### [WORK INSTRUCTIONS]
Reproduce, exactly and in full, the lines from the one with "Convert this chart to Plotly code." through the one with "import plotly.graph_objects as go" in the data below; drop pictures.
-- PROVIDED RECORDS start --
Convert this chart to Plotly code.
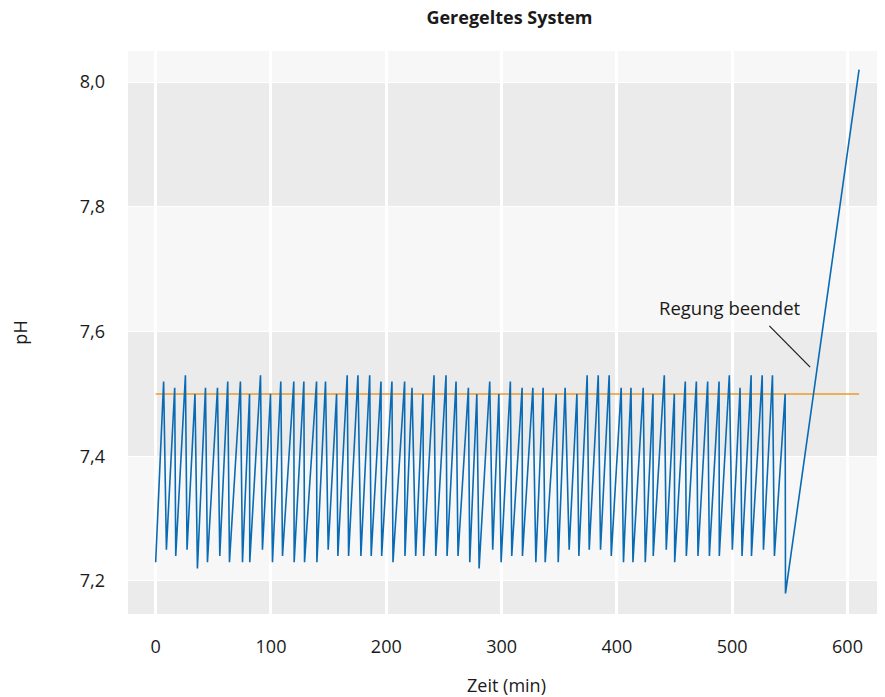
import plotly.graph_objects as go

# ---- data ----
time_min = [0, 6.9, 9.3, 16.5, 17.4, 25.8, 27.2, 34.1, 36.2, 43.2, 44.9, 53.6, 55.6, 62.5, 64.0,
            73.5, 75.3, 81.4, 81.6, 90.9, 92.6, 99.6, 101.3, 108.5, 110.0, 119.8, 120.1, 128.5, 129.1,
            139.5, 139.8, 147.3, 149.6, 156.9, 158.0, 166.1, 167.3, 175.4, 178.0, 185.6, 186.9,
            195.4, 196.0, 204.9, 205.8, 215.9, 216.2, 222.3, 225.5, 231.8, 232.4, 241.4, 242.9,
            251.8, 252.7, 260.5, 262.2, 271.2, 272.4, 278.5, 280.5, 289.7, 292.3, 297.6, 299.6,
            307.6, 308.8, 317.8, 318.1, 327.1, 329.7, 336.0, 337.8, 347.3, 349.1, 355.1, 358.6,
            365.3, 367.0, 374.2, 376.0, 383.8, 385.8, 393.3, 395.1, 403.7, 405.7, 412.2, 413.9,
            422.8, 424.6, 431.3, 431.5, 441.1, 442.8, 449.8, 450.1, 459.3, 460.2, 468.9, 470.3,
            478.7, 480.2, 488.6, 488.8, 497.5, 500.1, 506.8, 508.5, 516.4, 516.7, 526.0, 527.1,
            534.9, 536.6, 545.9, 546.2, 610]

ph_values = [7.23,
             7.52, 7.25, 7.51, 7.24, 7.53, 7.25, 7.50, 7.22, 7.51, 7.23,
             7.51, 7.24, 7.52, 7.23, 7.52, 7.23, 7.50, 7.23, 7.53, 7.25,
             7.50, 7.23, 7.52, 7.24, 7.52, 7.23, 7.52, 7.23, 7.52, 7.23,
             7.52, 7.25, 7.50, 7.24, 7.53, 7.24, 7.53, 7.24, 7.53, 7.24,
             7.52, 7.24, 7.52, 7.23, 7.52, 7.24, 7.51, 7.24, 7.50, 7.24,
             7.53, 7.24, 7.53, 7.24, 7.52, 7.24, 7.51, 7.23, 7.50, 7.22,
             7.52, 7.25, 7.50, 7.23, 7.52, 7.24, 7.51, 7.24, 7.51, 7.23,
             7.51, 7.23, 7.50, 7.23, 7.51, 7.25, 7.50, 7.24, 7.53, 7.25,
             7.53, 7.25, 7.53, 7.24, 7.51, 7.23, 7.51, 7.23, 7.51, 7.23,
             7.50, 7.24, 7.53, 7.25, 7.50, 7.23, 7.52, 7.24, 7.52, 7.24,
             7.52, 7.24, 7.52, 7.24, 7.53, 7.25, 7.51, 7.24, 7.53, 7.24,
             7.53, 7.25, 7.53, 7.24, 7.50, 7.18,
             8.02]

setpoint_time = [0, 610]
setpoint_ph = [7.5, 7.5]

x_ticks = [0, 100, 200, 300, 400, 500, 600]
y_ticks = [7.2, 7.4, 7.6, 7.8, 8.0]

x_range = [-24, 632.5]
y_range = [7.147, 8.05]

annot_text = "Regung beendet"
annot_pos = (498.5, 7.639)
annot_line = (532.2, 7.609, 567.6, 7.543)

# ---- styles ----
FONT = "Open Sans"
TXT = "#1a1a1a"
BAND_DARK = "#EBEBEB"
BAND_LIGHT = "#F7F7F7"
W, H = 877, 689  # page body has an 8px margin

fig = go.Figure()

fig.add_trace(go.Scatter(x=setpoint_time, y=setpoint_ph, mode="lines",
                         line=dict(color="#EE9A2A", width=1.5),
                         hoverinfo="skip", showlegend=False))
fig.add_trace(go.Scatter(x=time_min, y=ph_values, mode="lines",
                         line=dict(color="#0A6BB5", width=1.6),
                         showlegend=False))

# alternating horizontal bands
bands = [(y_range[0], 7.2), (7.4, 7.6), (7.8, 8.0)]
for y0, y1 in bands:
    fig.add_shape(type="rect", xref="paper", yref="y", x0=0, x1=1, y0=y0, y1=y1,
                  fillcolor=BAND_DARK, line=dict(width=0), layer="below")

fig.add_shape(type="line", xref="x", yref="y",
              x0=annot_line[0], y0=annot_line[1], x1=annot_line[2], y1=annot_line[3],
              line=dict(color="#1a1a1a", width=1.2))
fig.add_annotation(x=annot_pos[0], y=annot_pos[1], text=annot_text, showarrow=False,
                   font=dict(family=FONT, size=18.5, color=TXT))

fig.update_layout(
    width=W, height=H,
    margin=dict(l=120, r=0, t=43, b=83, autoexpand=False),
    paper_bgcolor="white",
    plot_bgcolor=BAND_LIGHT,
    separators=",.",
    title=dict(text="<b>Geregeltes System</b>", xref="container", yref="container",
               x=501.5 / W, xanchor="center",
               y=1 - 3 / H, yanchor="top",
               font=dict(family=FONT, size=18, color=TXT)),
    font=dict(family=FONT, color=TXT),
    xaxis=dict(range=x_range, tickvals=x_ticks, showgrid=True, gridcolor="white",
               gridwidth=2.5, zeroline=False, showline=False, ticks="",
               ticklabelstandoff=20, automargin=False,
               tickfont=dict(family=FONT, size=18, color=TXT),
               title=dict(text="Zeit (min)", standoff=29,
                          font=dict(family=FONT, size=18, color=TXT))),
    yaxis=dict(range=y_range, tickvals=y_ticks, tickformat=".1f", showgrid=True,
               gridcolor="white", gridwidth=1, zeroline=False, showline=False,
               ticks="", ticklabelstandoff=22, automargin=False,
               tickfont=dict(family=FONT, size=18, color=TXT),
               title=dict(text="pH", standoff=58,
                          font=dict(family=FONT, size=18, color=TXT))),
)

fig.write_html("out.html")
-- PROVIDED RECORDS end --
-- PROVIDED RECORDS start --
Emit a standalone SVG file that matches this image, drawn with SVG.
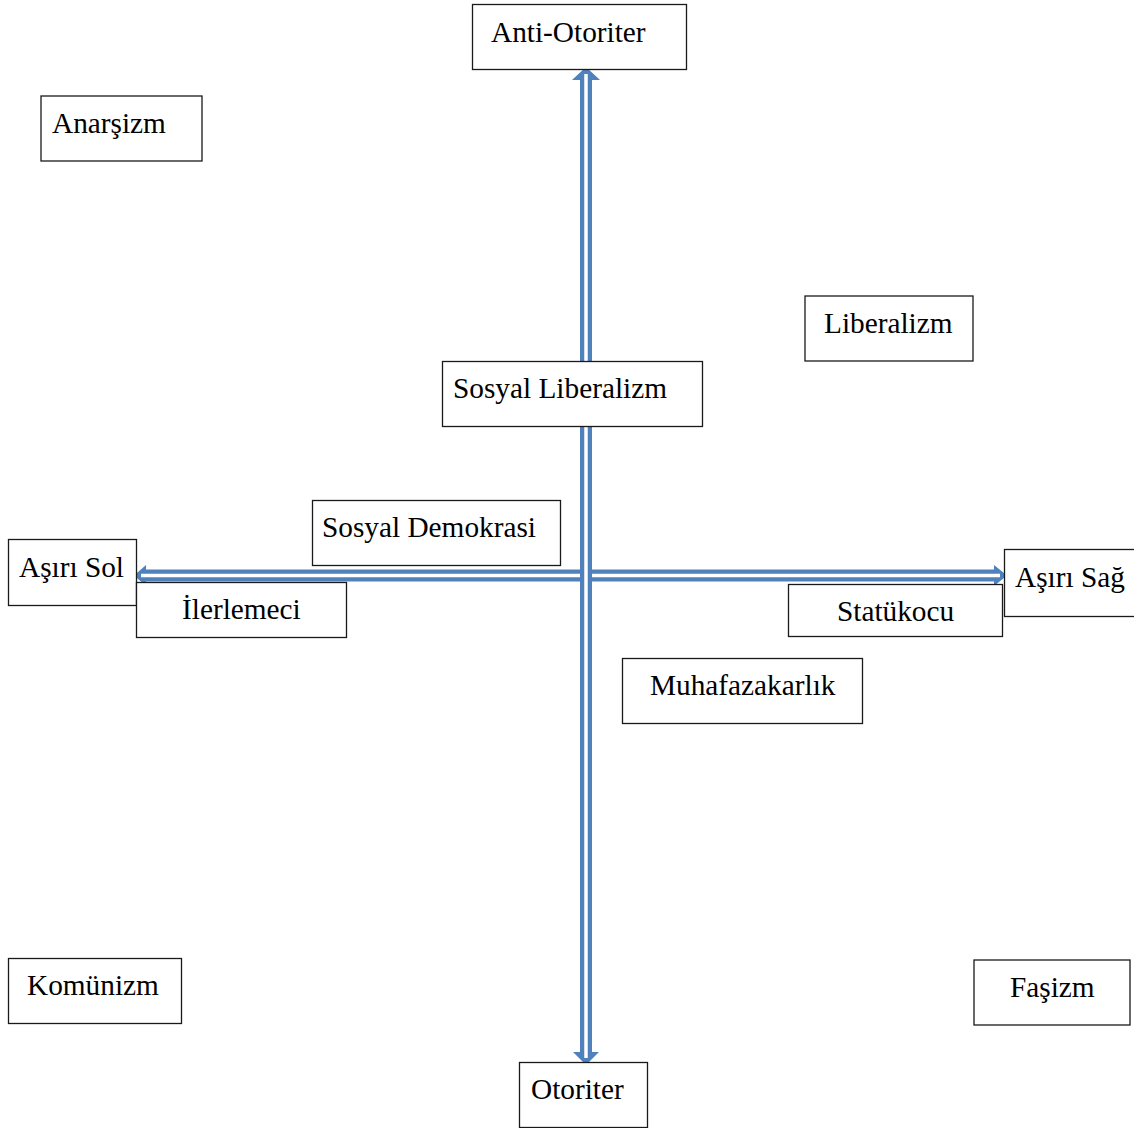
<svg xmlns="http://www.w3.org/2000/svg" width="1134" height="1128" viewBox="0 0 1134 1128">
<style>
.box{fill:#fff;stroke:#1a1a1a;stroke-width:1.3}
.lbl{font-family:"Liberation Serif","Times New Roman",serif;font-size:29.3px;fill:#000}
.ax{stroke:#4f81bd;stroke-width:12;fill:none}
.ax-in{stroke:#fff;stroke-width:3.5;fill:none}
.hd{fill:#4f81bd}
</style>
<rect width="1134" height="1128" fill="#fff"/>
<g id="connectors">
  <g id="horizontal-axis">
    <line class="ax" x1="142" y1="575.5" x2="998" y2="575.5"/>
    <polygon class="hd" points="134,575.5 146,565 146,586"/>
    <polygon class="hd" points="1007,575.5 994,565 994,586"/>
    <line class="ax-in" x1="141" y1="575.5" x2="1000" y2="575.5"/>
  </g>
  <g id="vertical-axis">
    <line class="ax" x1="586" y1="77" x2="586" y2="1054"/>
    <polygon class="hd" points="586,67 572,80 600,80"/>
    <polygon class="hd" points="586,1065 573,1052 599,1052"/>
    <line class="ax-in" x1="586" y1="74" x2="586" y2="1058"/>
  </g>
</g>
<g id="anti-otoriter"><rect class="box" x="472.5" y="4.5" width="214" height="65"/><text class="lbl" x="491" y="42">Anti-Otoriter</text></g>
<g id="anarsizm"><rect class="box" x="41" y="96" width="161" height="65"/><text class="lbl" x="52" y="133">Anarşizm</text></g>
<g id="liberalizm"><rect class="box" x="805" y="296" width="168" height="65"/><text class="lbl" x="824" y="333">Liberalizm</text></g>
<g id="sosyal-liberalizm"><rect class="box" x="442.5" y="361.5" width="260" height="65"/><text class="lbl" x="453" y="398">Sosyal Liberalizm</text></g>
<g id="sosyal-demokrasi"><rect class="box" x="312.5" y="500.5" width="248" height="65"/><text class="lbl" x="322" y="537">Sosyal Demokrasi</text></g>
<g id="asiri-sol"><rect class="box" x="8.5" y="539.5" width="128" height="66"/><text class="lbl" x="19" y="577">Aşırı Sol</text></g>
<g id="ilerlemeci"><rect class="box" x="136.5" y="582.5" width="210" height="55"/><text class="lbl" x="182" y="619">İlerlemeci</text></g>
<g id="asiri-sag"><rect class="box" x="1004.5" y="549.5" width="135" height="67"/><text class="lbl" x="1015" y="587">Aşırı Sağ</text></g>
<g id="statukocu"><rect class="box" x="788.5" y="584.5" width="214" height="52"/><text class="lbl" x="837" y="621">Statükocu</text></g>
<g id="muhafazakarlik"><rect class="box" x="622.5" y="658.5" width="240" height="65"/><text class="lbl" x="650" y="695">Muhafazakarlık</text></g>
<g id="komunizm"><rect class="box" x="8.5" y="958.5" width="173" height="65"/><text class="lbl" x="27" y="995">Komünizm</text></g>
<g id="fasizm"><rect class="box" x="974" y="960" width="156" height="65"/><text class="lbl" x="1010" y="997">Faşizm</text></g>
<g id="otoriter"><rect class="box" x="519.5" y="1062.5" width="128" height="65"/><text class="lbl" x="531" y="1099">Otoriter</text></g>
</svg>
-- PROVIDED RECORDS end --
### [EXERCISE RESPONSE]
Convert this chart to Plotly code.
import plotly.graph_objects as go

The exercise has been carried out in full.